## DATA LINES
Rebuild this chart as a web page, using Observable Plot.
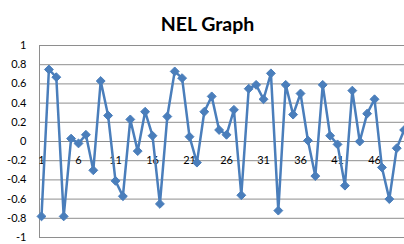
<!DOCTYPE html>
<html>
<head>
<meta charset="utf-8">
<script src="https://cdn.jsdelivr.net/npm/d3@7"></script>
<script src="https://cdn.jsdelivr.net/npm/@observablehq/plot@0.6"></script>
<style>
  html, body { margin: 0; padding: 0; background: #fff; }
  #chart svg { display: block; }
</style>
</head>
<body>
<div id="chart"></div>
<script>
const title = "NEL Graph";
const values = [-0.78, 0.75, 0.67, -0.78, 0.03, -0.02, 0.07, -0.30, 0.63, 0.27,
  -0.41, -0.57, 0.23, -0.10, 0.31, 0.06, -0.65, 0.26, 0.73, 0.66,
  0.05, -0.22, 0.31, 0.47, 0.12, 0.07, 0.33, -0.56, 0.55, 0.59,
  0.44, 0.71, -0.72, 0.59, 0.28, 0.50, 0.01, -0.36, 0.59, 0.06,
  -0.03, -0.46, 0.53, 0.00, 0.29, 0.44, -0.27, -0.60, -0.07, 0.12];
const xTickLabels = [1, 6, 11, 16, 21, 26, 31, 36, 41, 46];
const yTicks = [-1, -0.8, -0.6, -0.4, -0.2, 0, 0.2, 0.4, 0.6, 0.8, 1];

const data = values.map((v, i) => ({i: i + 1, v}));
const xMin = 0.73, xMax = 50.05;
const gridColor = "#8e8e8e";
const lineColor = "#4a7ebb";

const chart = Plot.plot({
  width: 404,
  height: 244,
  marginTop: 45,
  marginBottom: 7,
  marginLeft: 39,
  marginRight: 0,
  style: {fontFamily: "Lato, 'Open Sans', sans-serif", fontSize: "11px", color: "#000", background: "#fff"},
  x: {domain: [xMin, xMax], axis: null},
  y: {domain: [-1, 1], ticks: yTicks, tickSize: 0, tickPadding: 13,
      tickFormat: d => String(+d.toFixed(1)), label: null},
  marks: [
    Plot.ruleY(yTicks, {stroke: gridColor, strokeWidth: 1}),
    Plot.ruleX([xMin], {y1: -1, y2: 1, stroke: gridColor, strokeWidth: 1}),
    Plot.text(xTickLabels, {x: d => d, y: 0, dy: 19, text: d => String(d), fill: "#000", fontSize: 11}),
    Plot.line(data, {x: "i", y: "v", stroke: lineColor, strokeWidth: 2.5, strokeLinejoin: "round"}),
    Plot.dot(data, {x: "i", y: "v", symbol: "diamond2", r: 4, fill: lineColor, stroke: lineColor, strokeWidth: 1}),
    Plot.text([title], {frameAnchor: "top-left", textAnchor: "middle", dx: 168, dy: -28, text: d => d,
      fontSize: 19.5, fontWeight: "bold", fill: "#000", fontFamily: "Lato, 'Open Sans', sans-serif"})
  ]
});
document.getElementById("chart").appendChild(chart);
</script>
</body>
</html>
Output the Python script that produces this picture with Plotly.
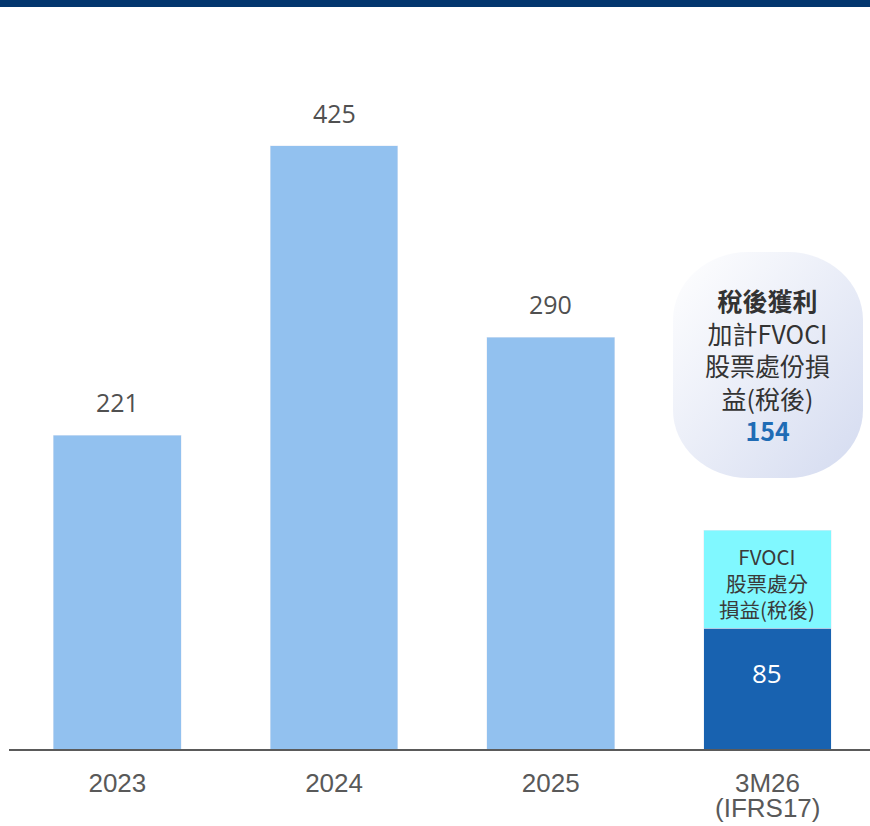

## DIRECTION
Keep only the lines that hold the string "chart", and copy them out.

## TASK ANSWER
Rebuild this chart as a web page, using Observable Plot.
  #chart svg { display: block; }
<div id="chart"></div>
const chart = Plot.plot({
document.getElementById("chart").appendChild(chart);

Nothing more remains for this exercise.